Intuitive psychology

Intuitive psychology is an ability which manifests itself at an early stage with an important impact on human learning and thought. Infants understand that other people have mental states like goals and beliefs, and this understanding strongly constrains their learning and predictions. A child watching an expert play a new videogame can infer that the game’s avatar has a personality and is trying to seek reward while avoiding punishment. This inference allows the child to infer what objects are good and what objects are bad. These types of inferences further accelerate the learning of new tasks. It is generally agreed that infants expect persons to act in a goal-directed, efficient, and socially sensitive fashion. There is less agreement on the computational architecture that supports this reasoning and whether it includes any reference to mental states and explicit goals.

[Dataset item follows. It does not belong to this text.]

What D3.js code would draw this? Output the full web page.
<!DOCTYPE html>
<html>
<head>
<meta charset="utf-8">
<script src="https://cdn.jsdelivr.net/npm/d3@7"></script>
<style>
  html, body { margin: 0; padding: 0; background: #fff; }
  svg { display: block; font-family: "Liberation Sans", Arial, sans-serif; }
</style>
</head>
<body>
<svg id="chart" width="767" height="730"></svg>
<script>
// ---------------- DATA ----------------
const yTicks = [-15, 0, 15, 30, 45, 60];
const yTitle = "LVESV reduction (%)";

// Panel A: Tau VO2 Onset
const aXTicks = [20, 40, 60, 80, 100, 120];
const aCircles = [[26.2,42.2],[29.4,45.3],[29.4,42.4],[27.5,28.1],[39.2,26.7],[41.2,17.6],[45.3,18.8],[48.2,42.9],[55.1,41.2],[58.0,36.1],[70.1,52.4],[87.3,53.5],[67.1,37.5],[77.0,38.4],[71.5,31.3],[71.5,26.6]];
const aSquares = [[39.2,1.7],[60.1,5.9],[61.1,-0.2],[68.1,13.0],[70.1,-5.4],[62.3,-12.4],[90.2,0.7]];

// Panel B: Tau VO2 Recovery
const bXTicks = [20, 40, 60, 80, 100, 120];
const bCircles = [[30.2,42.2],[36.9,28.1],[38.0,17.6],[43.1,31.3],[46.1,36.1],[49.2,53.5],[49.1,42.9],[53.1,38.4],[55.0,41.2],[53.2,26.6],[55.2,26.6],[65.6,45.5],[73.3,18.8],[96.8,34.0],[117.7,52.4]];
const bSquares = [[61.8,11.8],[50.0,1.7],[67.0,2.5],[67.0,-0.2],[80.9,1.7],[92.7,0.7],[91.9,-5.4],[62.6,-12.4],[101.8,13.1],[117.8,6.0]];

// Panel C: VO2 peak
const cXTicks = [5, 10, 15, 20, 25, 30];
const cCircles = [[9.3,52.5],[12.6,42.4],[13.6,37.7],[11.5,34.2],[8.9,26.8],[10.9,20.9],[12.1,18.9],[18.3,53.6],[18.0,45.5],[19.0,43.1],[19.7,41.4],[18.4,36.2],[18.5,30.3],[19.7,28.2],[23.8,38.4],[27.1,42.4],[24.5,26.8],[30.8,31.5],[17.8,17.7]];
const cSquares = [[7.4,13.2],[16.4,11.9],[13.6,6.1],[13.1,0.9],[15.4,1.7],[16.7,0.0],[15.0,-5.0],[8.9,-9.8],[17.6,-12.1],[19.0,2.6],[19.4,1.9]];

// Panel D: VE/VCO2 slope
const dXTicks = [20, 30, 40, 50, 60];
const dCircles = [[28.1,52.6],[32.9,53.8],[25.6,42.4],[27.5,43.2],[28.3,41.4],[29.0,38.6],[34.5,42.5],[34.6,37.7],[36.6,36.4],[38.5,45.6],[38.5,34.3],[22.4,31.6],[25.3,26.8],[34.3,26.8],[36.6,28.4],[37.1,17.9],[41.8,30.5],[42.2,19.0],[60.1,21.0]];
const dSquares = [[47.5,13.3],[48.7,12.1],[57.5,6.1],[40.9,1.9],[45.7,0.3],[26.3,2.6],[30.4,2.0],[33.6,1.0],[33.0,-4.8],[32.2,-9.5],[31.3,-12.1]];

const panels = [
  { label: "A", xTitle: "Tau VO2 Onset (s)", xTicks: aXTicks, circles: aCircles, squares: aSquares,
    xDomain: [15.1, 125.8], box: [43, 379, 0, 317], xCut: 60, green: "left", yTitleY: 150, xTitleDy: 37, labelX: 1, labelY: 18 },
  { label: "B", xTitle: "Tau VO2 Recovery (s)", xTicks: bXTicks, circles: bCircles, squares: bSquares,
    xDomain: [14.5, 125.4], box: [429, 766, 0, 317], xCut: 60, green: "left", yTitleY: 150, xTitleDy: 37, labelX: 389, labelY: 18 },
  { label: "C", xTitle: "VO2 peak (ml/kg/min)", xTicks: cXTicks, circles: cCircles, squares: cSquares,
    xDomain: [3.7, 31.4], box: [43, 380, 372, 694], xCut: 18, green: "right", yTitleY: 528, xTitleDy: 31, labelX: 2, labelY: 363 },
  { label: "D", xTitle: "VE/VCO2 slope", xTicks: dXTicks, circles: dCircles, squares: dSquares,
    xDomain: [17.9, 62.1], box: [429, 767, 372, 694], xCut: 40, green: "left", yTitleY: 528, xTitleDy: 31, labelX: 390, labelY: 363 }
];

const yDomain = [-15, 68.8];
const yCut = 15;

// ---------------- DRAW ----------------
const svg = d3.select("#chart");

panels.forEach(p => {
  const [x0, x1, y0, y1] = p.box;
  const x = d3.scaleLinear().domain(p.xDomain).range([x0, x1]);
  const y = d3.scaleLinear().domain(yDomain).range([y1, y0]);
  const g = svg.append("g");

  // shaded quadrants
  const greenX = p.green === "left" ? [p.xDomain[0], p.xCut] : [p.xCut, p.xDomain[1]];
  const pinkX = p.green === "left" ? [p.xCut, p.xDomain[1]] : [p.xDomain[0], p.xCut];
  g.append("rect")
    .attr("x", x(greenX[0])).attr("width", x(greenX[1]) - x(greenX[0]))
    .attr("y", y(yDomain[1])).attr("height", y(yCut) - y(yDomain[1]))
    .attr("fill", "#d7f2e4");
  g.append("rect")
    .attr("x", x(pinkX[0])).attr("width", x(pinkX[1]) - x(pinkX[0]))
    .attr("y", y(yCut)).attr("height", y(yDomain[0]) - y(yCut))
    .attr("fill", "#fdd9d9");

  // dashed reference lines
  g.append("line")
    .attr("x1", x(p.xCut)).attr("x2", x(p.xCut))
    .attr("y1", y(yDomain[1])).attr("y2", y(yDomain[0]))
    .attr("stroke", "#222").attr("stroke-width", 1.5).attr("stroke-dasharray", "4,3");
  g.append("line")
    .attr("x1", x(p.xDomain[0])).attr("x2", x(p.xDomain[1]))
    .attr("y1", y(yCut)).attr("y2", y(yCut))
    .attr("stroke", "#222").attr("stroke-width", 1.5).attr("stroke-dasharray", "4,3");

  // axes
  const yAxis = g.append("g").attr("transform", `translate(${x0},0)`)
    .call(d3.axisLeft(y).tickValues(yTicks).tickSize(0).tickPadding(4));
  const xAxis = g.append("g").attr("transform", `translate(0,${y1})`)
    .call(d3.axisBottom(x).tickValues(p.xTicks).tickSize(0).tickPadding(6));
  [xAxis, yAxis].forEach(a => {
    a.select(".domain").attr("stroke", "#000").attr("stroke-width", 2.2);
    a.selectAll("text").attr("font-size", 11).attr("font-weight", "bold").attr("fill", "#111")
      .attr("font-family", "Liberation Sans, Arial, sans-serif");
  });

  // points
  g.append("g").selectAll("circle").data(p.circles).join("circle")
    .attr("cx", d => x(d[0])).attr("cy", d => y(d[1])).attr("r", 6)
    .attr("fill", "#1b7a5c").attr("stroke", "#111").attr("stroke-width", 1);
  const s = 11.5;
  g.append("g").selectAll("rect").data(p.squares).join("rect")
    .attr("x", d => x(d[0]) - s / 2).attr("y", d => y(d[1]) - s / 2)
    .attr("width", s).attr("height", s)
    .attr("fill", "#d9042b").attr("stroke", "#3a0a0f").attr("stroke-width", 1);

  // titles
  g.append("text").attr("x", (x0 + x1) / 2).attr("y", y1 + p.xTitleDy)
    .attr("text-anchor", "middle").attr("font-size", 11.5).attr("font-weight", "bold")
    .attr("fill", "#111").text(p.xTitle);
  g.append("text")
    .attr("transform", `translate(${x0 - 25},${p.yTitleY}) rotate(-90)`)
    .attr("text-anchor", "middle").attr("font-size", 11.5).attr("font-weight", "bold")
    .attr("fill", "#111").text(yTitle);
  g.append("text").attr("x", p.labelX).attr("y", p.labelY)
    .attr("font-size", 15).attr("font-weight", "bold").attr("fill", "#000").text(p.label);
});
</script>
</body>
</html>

Learning as rapid model building

While there are many perspectives on learning, Tenenbaum and his colleagues see model building as the hallmark of human-level learning by explaining observed data through the construction of causal models of our environment. Compared to state-of-the-art algorithms in machine learning, human learning is distinguished by its richness and its efficiency. Children come with the ability and the desire to uncover the underlying causes of sparsely observed events and use that knowledge to learn and to build new models with their own minds. Humans have a much richer starting point than neural networks when learning most new tasks, including learning a new concept or to play a new video game.

Conclusion

While the pace of progress in AI has been impressive, natural intelligence is still by far the best example of intelligence. Machine performance may rival or exceed human performance on particular tasks, but it does not follow that the algorithm learns or thinks like a person. When comparing people and the current best algorithms in AI and machine learning, people learn from less data and generalize in richer and more explicable ways. Deep learning and other learning paradigms can move closer to human-like learning and thought if they incorporate psychological ingredients or new concepts of data representation as demonstrated by Hinton’s new capsule network. Combining both approaches is likely to accelerate the quest to reach singularity. Model building is a creative act to provide answers to questions raised by humans. To ask good questions will continue to remain the key contribution humans will make in an age of singularity. To do so however, humans need a comprehensive understanding of our cultural heritage, an important message to our educational institutions. AI will augment human intelligence but it cannot replace it.

One Comment

  • Peter, thank you for this excellent and well researched essay. I did not yet know about the recent
    momentum on Capsule network (G.Hinton) and based on your writing seeked on github, which has
    already a tensoflow module https://github.com/naturomics/CapsNet-Tensorflow.
    Then, your reference J. Tenenbaum on pattern and model building, I can only confirm same as probably most
    people concious about their learning journey, that these are prime/key methods to map complexity temporary or
    permanent into evolving patterns and models.